By late summer the population of yellowjackets in the nest is at its maximum, offering many troops to help defend the colony. Perhaps the most dreadful of tactics, the yellowjacket can sting multiple times. Unlike bees, a hornets stinger does not have a barb that lodges into its victim. A yellowjacket's stinger is smooth and can be used repeatedly injecting a dose of venom each time. An attacking or smashed yellowjacket also gives off a chemical signal to fellow nest-mates drawing them to battle. This is why you should never swat a yellowjacket. Instead, wait for the yellowjacket to depart. Often they are simply investigating you and will leave momentarily. If you cannot wait, push them off with a piece of paper, or slow deliberate motions. Avoid flailing your arms and hitting them, as you will then be perceived as a threat.
Methods for Controlling Yellowjackets
Controlling a yellowjacket colony brings its own share of risk. If a homeowner is not comfortable eliminating a yellowjacket nest or is allergic to stings, hire a professional.
If you do not have a yellowjacket nest in your yard, but are frequented by their foragers, traps can be setup to draw them away from gathering areas. Traps can be purchased or made at home. Keep garbage can lids on tight and food cleaned up is enough to keep roving yellowjackets away.
Yellowjackets often will not sting a person unless the nest is agitated. If a yellowjacket colony is identified near a home or where it may come in contact with people (or nosy dogs), make sure to keep children out of that part of the yard and warn adults and neighbors.
Tips for controlling a yellowjacket nest:
- Treat the nest during the late evening or early morning when yellowjackets are less active.
- Avoid using a flashlight as this will draw them to you at night. If you need light, place a piece of red cellophane over the flashlight.
- Wear protective clothing, such as long-sleeved shirt and pants. Tie sleeve and pants legs shut or pull socks over your pant legs.

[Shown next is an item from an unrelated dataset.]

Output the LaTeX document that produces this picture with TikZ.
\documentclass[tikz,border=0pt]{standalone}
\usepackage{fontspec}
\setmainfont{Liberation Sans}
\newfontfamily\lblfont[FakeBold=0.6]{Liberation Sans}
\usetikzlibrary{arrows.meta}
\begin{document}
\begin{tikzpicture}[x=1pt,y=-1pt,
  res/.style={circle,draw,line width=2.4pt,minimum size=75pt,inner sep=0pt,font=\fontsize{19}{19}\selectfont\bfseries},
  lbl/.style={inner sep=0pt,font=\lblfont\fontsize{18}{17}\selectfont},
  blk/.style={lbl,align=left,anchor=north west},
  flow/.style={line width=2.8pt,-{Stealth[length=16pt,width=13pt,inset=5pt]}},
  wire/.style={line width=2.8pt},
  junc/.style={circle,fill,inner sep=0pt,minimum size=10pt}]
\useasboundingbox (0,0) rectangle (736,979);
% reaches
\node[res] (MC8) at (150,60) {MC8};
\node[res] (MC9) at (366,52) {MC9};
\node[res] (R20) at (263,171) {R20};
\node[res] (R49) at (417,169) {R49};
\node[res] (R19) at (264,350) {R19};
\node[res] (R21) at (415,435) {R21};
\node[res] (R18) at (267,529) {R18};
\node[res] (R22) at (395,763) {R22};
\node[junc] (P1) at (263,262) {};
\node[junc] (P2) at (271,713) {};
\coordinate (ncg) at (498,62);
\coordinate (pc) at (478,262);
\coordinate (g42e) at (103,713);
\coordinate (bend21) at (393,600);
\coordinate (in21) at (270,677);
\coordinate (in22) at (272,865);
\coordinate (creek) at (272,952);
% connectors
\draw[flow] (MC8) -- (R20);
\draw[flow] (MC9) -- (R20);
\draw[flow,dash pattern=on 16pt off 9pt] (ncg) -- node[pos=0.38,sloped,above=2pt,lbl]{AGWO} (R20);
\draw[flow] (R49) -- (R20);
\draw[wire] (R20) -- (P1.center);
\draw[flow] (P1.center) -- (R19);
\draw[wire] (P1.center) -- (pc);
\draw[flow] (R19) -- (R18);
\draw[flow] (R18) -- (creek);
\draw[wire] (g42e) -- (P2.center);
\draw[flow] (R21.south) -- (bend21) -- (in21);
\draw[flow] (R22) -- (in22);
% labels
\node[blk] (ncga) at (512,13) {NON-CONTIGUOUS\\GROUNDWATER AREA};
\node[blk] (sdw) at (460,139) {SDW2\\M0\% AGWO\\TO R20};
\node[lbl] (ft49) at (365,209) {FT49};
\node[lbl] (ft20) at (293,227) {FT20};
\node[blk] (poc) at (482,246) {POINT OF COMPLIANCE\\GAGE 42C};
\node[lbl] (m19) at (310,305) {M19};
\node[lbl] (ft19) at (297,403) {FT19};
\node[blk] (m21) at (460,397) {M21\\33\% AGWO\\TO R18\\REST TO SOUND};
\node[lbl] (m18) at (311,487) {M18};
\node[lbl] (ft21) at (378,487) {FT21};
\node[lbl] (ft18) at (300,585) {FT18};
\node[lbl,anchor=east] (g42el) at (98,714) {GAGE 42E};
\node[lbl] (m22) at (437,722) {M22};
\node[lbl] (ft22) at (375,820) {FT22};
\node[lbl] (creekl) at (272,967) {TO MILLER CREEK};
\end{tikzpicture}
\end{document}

- Most treatments will take at least one day. If after a day there is still activity (yellowjackets still flying back and forth) repeat the treatment.
Exposed nests are those that are constructed above ground and may be hanging in a tree or attached the eaves. These are often out of reach and best treated with an aerosol spray labeled for wasps and hornets. Typically these contain the active ingredients tetramethrin or prallethrin. Spray directly on the entrance of the nest.
Ground nests can be controlled by placing an insecticide dust typically containing permethrin or carbaryl in and around the nest entrance at night. Yellowjackets will adhere to the insects as they enter and leave. Control is often achieved after a few days.
Concealed nests are those found inside wall voids of homes or attic spaces. These are often much more difficult to control and a pest management professional is recommended. Never close an opening to a concealed yellowjacket nest as the colony may chew through the drywall and enter the house!
It is unfortunate Murphy had to take the brunt of the stings before we found out what was the cause Though we are grateful it wasn't our children, as they have much less body hair to protect from stinging insects. Luckily, the dog is doing just fine the yellowjackets could only penetrate the fur on his ears and only got in two stings. I'd wager Murphy is feeling proud that he once again did his duty in protecting his family by acting as a pincushion for yellowjackets.